1.6 The Arbitrage Pricing Theory and Multifactor Modelf of Risk and Return Flashcards
Does APT identify the specific factors that impact security returns?
No, APT asserts multiple factors exist but does not specify them.
Does APT assume that asset returns are normally distributed?
No, APT does not require normally distributed asset returns.
What is the basic idea of APT?
Investors can create a zero-beta, zero-net-investment portfolio, and any arbitrage opportunities would be exploited away.
What are the three key assumptions of APT?
Systematic factors explain asset returns, diversification eliminates specific risk, and arbitrage opportunities do not persist.

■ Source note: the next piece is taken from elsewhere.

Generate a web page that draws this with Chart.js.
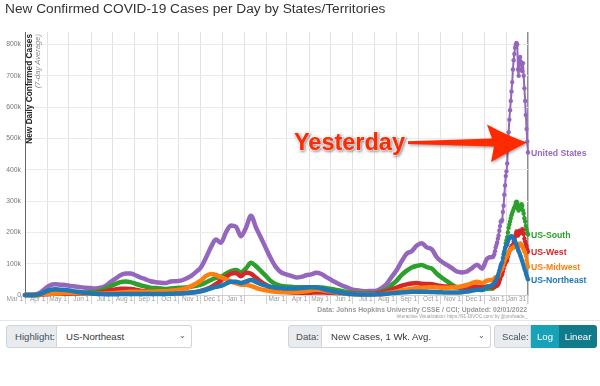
<!DOCTYPE html>
<html><head><meta charset="utf-8">
<script src="https://cdn.jsdelivr.net/npm/chart.js@4.4.1/dist/chart.umd.min.js"></script>
<style>
body{margin:0;background:#fff;font-family:"Liberation Sans",Arial,sans-serif;}
#wrap{position:relative;width:600px;height:386px;overflow:hidden;background:#fff;}
#title{position:absolute;left:5px;top:0px;font-size:13.7px;line-height:18px;color:#333;white-space:nowrap;}
#chart{position:absolute;left:0;top:0;}
#src{position:absolute;right:73px;top:306px;text-align:right;color:#9a9a9a;font-weight:bold;font-size:6.8px;line-height:8px;white-space:nowrap;}
#src2{position:absolute;right:73px;top:314px;text-align:right;color:#9a9a9a;font-size:4.6px;line-height:5px;white-space:nowrap;}
#ctrl{position:absolute;left:0;top:320px;width:600px;height:66px;border-top:1px solid #e6e6e6;}
.grp{position:absolute;top:4px;height:23px;display:flex;font-size:9.6px;color:#495057;}
.lab{background:#e9ecef;border:1px solid #ced4da;border-radius:3px 0 0 3px;display:flex;align-items:center;box-sizing:border-box;height:23px;white-space:nowrap;flex:none;}
.sel{background:#fff;border:1px solid #ced4da;border-left:none;border-radius:0 3px 3px 0;display:flex;align-items:center;box-sizing:border-box;height:23px;position:relative;color:#333;white-space:nowrap;flex:none;}
.sel .caret{position:absolute;right:5px;top:5px;font-size:8px;color:#555;}
.btn{display:flex;align-items:center;justify-content:center;color:#fff;height:23px;box-sizing:border-box;flex:none;}
</style></head>
<body>
<div id="wrap">
  <canvas id="chart" width="600" height="320"></canvas>
  <div id="title">New Confirmed COVID-19 Cases per Day by States/Territories</div>
  <div id="src">Data: Johns Hopkins University CSSE / CCI; Updated: 02/01/2022</div>
  <div id="src2">Interactive Visualization: https://91-DIVOC.com/ by @profwade_</div>
  <div id="ctrl">
    <div class="grp" style="left:6px;width:186px;">
      <div class="lab" style="width:51px;padding-left:8px;">Highlight:</div>
      <div class="sel" style="width:135px;padding-left:9px;">US-Northeast<span class="caret">&#8964;</span></div>
    </div>
    <div class="grp" style="left:288px;width:203px;">
      <div class="lab" style="width:34px;padding-left:7px;">Data:</div>
      <div class="sel" style="width:169px;padding-left:9px;">New Cases, 1 Wk. Avg.<span class="caret">&#8964;</span></div>
    </div>
    <div class="grp" style="left:494px;width:103px;">
      <div class="lab" style="width:37px;padding-left:7px;">Scale:</div>
      <div class="btn" style="width:28px;background:#17a2b8;">Log</div>
      <div class="btn" style="width:38px;background:#117a8b;border-radius:0 3px 3px 0;">Linear</div>
    </div>
  </div>
</div>
<script>
// ---- Data (values in thousands of new cases per day, 7-day average) ----
const weekStart = '2020-03-01';   // weekly values, one every 7 days
const dayStart  = '2021-12-13';   // daily values afterwards
const seriesNames  = ['United States', 'US-South', 'US-West', 'US-Midwest', 'US-Northeast'];
const seriesColors = ['#9467bd', '#2ca02c', '#d62728', '#ff7f0e', '#1f77b4'];

const usWeekly = [
  0, 0.2, 1, 7, 20, 31, 34, 33, 32, 29,
  27, 25, 23, 22, 21, 23, 29, 41, 52, 63,
  69, 69, 63, 56, 50, 44, 41, 39, 38, 43,
  44, 46, 52, 60, 73, 88, 118, 152, 177, 167,
  200, 222, 218, 188, 215, 253, 215, 182, 148, 115,
  88, 72, 66, 61, 56, 58, 63, 66, 71, 67,
  57, 48, 39, 31, 25, 18, 15, 13, 12, 13,
  14, 22, 35, 58, 80, 108, 132, 140, 158, 165,
  152, 146, 120, 106, 96, 86, 75, 72, 75, 86,
  97, 84, 116, 121];
const southWeekly = [
  0, 0, 0.2, 1.5, 4, 6, 7, 7, 7, 7,
  7, 8, 8, 9, 10, 14, 20, 28, 35, 41,
  43, 41, 36, 31, 27, 23, 22, 21, 19, 21,
  22, 23, 24, 26, 29, 33, 40, 48, 55, 58,
  68, 76, 80, 73, 85, 103, 92, 76, 60, 44,
  34, 29, 27, 26, 25, 25, 25, 25, 25, 24,
  22, 19, 16, 13, 10, 7, 6, 5, 5, 6,
  7, 11, 18, 32, 46, 64, 78, 88, 93, 96,
  89, 84, 68, 55, 44, 33, 25, 21, 19, 18,
  19, 18, 20, 21];
const westWeekly = [
  0, 0, 0.2, 1, 2.5, 3.5, 4, 4, 4, 4,
  4, 4, 4.5, 5, 6, 8, 11, 15, 18, 20,
  20, 19, 17, 14, 12, 10, 8, 7, 6, 6,
  6, 6.5, 7, 8, 10, 13, 18, 25, 35, 46,
  58, 68, 70, 60, 72, 68, 55, 42, 32, 24,
  17, 12, 10, 8, 7, 7, 7, 7.5, 8, 8,
  7.5, 7, 6.5, 6, 5, 4, 3.5, 3.5, 3.5, 4,
  5, 8, 12, 18, 24, 30, 34, 37, 38, 36,
  35, 34, 31, 28, 27, 26, 25, 25, 25, 26,
  27, 25, 27, 25];
const midwestWeekly = [
  0, 0, 0.1, 1, 3, 4, 4.5, 5, 6, 6,
  5.5, 5, 4.5, 4, 4, 4, 4.5, 5.5, 6.5, 8,
  9, 10, 10, 10, 10, 10, 11, 12, 12, 14,
  15, 17, 21, 28, 36, 46, 60, 67, 64, 57,
  50, 43, 38, 33, 33, 29, 23, 18, 15, 12,
  10, 9, 9, 9, 9, 10, 12, 15, 17, 16,
  13, 11, 8, 6, 4, 3, 2.5, 2, 2, 2,
  2.5, 3, 5, 8, 11, 15, 18, 20, 22, 23,
  24, 25, 24, 23, 23, 24, 25, 28, 32, 38,
  42, 38, 46, 48];
const northeastWeekly = [
  0, 0, 0.3, 3, 10, 16, 18, 17, 16, 14,
  11, 9, 7, 5.5, 4, 3, 2.5, 2.5, 2.5, 3,
  3, 3, 3, 3, 3, 3, 3, 3.5, 3.5, 4,
  4.5, 5, 6, 7, 9, 12, 16, 21, 26, 29,
  36, 42, 42, 38, 43, 48, 42, 35, 30, 26,
  23, 22, 21, 21, 21, 22, 24, 25, 24, 21,
  16, 13, 10, 7, 5, 3, 2, 1.5, 1.5, 1.5,
  2, 2.5, 4, 6, 7, 8, 9, 10, 10, 10,
  10, 9.5, 9, 8.5, 8, 8, 8, 9, 11, 14,
  17, 16, 26, 31];

const usDaily = [
  121, 125, 130, 140, 152, 160, 168, 180, 190, 205, 220, 235, 235, 240, 265, 285, 320, 350, 380,
  395, 420, 480, 520, 560, 590, 620, 650, 680, 720, 750, 770, 790, 800, 805, 800,
  720, 700, 750, 760, 745, 720, 715, 740, 700, 660, 620, 575, 530, 490, 455];
const southDaily = [
  21, 23, 25, 28, 31, 34, 37, 42, 48, 55, 65, 75, 80, 85, 100, 115, 135, 150, 165,
  175, 185, 200, 215, 225, 235, 245, 255, 262, 268, 275, 280, 285, 295, 298, 295,
  275, 270, 285, 280, 275, 290, 285, 270, 260, 245, 235, 220, 210, 200, 193];
const westDaily = [
  25, 25, 26, 27, 28, 29, 30, 33, 36, 42, 50, 58, 62, 66, 75, 85, 95, 100, 105,
  108, 112, 122, 132, 140, 145, 150, 155, 158, 160, 170, 180, 185, 195, 203, 200,
  190, 195, 205, 200, 198, 205, 210, 208, 195, 180, 170, 162, 155, 145, 138];
const midwestDaily = [
  48, 50, 52, 55, 56, 57, 58, 60, 63, 68, 75, 80, 82, 84, 92, 100, 108, 115, 120,
  122, 125, 130, 135, 140, 143, 146, 148, 150, 150, 152, 155, 155, 158, 160, 158,
  150, 155, 162, 165, 163, 160, 155, 150, 145, 140, 135, 125, 112, 100, 90];
const northeastDaily = [
  33, 35, 38, 42, 46, 50, 55, 62, 70, 78, 86, 95, 100, 105, 118, 130, 140, 148, 155,
  158, 162, 170, 178, 182, 185, 187, 188, 186, 183, 180, 176, 172, 166, 160, 153,
  145, 140, 135, 128, 122, 115, 108, 100, 93, 85, 78, 70, 63, 56, 50];

const yTicks = [0, 100, 200, 300, 400, 500, 600, 700, 800];
const tickDates = ['2020-03-01','2020-04-01','2020-05-01','2020-06-01','2020-07-01','2020-08-01',
  '2020-09-01','2020-10-01','2020-11-01','2020-12-01','2021-01-01','2021-02-01','2021-03-01',
  '2021-04-01','2021-05-01','2021-06-01','2021-07-01','2021-08-01','2021-09-01','2021-10-01',
  '2021-11-01','2021-12-01','2022-01-01','2022-01-31'];
const tickLabels = ['Mar 1','Apr 1','May 1','Jun 1','Jul 1','Aug 1','Sep 1','Oct 1','Nov 1','Dec 1',
  'Jan 1','','Mar 1','Apr 1','May 1','Jun 1','Jul 1','Aug 1','Sep 1','Oct 1','Nov 1','Dec 1',
  'Jan 1','Jan 31'];

// ---- helpers ----
const DAY = 86400000;
const dayIndex = s => Math.round((Date.parse(s + 'T00:00:00Z') - Date.parse(weekStart + 'T00:00:00Z')) / DAY);
const d0 = dayIndex(dayStart);
function buildPoints(weekly, daily) {
  const pts = weekly.map((v, i) => ({x: i * 7, y: v, daily: false}));
  daily.forEach((v, i) => pts.push({x: d0 + i, y: v, daily: true}));
  return pts;
}
const weeklySets = [usWeekly, southWeekly, westWeekly, midwestWeekly, northeastWeekly];
const dailySets  = [usDaily, southDaily, westDaily, midwestDaily, northeastDaily];
const drawOrder  = [4, 3, 2, 1, 0];
const tickDays = tickDates.map(dayIndex);
const lastDay = tickDays[tickDays.length - 1];
const FONT = '"Liberation Sans", Arial, sans-serif';

const datasets = seriesNames.map((name, i) => ({
  label: name,
  data: buildPoints(weeklySets[i], dailySets[i]),
  borderColor: seriesColors[i],
  backgroundColor: seriesColors[i],
  pointBackgroundColor: seriesColors[i],
  pointBorderWidth: 0,
  pointRadius: c => (c.raw && c.raw.daily) ? 2.2 : 0,
  borderWidth: 4.5,
  segment: { borderWidth: c => (c.p1.parsed.x - c.p0.parsed.x > 1.5) ? 4.5 : 2 },
  borderJoinStyle: 'round',
  borderCapStyle: 'round',
  cubicInterpolationMode: 'monotone',
  order: drawOrder[i],
  clip: 8,
  fill: false
}));

const endLabels = {
  id: 'endLabels',
  afterDatasetsDraw(chart) {
    const ctx = chart.ctx;
    const items = chart.data.datasets.map((ds, i) => {
      const meta = chart.getDatasetMeta(i);
      const el = meta.data[meta.data.length - 1];
      return {x: el.x, y: el.y, text: ds.label, color: ds.borderColor};
    }).sort((a, b) => a.y - b.y);
    for (let i = 1; i < items.length; i++) if (items[i].y - items[i-1].y < 12) items[i].y = items[i-1].y + 12;
    ctx.save();
    ctx.font = 'bold 8.7px ' + FONT;
    ctx.textBaseline = 'middle';
    ctx.textAlign = 'left';
    items.forEach(it => { ctx.fillStyle = it.color; ctx.fillText(it.text, it.x + 3, it.y + 1); });
    ctx.restore();
  }
};

const annotations = {
  id: 'annotations',
  afterDraw(chart) {
    const ctx = chart.ctx, area = chart.chartArea;
    // axis title
    ctx.save();
    ctx.translate(29.5, area.top + 2);
    ctx.rotate(-Math.PI / 2);
    ctx.textAlign = 'right'; ctx.textBaseline = 'middle';
    ctx.fillStyle = '#222'; ctx.font = 'bold 8.3px ' + FONT;
    ctx.fillText('New Daily Confirmed Cases', 0, 0);
    ctx.fillStyle = '#8a8a8a'; ctx.font = 'italic 7.6px ' + FONT;
    ctx.fillText('(7-day Average)', 0, 8);
    ctx.restore();
    // "Yesterday" arrow pointing at the last US value
    const meta = chart.getDatasetMeta(0);
    const last = meta.data[meta.data.length - 1];
    const tx = last.x - 1, ty = last.y - 10;
    ctx.save();
    ctx.shadowColor = 'rgba(0,0,0,0.35)'; ctx.shadowBlur = 3; ctx.shadowOffsetX = 1; ctx.shadowOffsetY = 1.5;
    ctx.fillStyle = '#ff2a00';
    ctx.beginPath();
    ctx.moveTo(tx - 119, ty - 1.4);
    ctx.lineTo(tx - 35, ty - 4);
    ctx.lineTo(tx - 40, ty - 18);
    ctx.quadraticCurveTo(tx - 18, ty - 6, tx, ty);
    ctx.quadraticCurveTo(tx - 16, ty + 8, tx - 36, ty + 19.5);
    ctx.lineTo(tx - 33, ty + 4);
    ctx.lineTo(tx - 119, ty + 1.4);
    ctx.closePath();
    ctx.fill();
    ctx.font = 'bold 23.5px ' + FONT;
    ctx.textAlign = 'right'; ctx.textBaseline = 'alphabetic';
    ctx.lineWidth = 2; ctx.strokeStyle = 'rgba(255,255,255,0.9)';
    ctx.strokeText('Yesterday', tx - 122, ty + 7);
    ctx.fillText('Yesterday', tx - 122, ty + 7);
    ctx.restore();
  }
};

new Chart(document.getElementById('chart'), {
  type: 'line',
  data: { datasets },
  options: {
    responsive: false,
    animation: false,
    devicePixelRatio: 1,
    layout: { padding: { top: 32, right: 72, left: 0, bottom: 0 } },
    plugins: { legend: { display: false }, tooltip: { enabled: false } },
    scales: {
      x: {
        type: 'linear', min: 0, max: lastDay,
        afterBuildTicks: s => { s.ticks = tickDays.map(v => ({value: v})); },
        afterFit: s => { s.height = 25; },
        grid: {
          color: c => (c.tick && c.tick.value === lastDay) ? '#8c8c8c' : '#e2e2e2',
          lineWidth: c => (c.tick && c.tick.value === lastDay) ? 1.5 : 1,
          tickLength: 9, tickColor: '#d0d0d0'
        },
        border: { display: true, color: '#cfcfcf' },
        ticks: {
          autoSkip: false, maxRotation: 0, align: 'end', padding: -9,
          color: '#999', font: { size: 6.5, family: FONT },
          callback: (v) => { const k = tickDays.indexOf(v); return k >= 0 && tickLabels[k] ? tickLabels[k] + ' ' : ''; }
        }
      },
      y: {
        min: 0, max: 840,
        afterBuildTicks: s => { s.ticks = yTicks.map(v => ({value: v})); },
        afterFit: s => { s.width = 25; },
        grid: { color: '#ebebeb', drawTicks: false },
        border: { display: true, color: '#666', width: 1 },
        ticks: {
          padding: 4, color: '#777', font: { size: 6.8, family: FONT },
          callback: v => v === 0 ? '0' : v + 'k'
        }
      }
    }
  },
  plugins: [endLabels, annotations]
});
</script>
</body></html>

Does APT reward investors for accepting specific risk?
No, neither APT nor CAPM rewards investors for specific risk.
What are some explanatory variables identified by Chen, Roll, and Ross in testing APT?
Interest rate spread, expected and unexpected inflation, industrial production, and corporate bond yield spreads.
What two additional risk factors were introduced in the Fama-French five-factor model?
Operating profitability (RMW) and investment behavior (CMA).
What is the book-to-market value factor in the Fama-French model?
HML, which measures the return difference between high and low book-to-market stocks.
How does principal component analysis (PCA) relate to statistical factor models?
PCA identifies statistical factors that explain variance in asset returns but does not specify macroeconomic factors.
Why do well-diversified portfolios within the same asset class remain highly correlated?
Because diversification is limited when investments are concentrated in a single asset class.
What role does arbitrage play in APT?
If a zero-beta portfolio with positive return exists, investors will exploit it until arbitrage opportunities disappear.
Why is the change in money supply not an explanatory variable in Chen, Roll, and Ross’s APT test?
Because their test focused on interest rate spreads, inflation, industrial production, and corporate bond yield spreads.
How does APT differ from CAPM in explaining risk?
APT considers multiple risk factors, while CAPM relies only on market risk (beta).
How does APT view arbitrage in real markets?
It assumes any arbitrage opportunities will quickly be eliminated by market participants.
How can factor betas be used to hedge systematic risk?
Investors can buy securities with negative betas to offset positive factor exposures.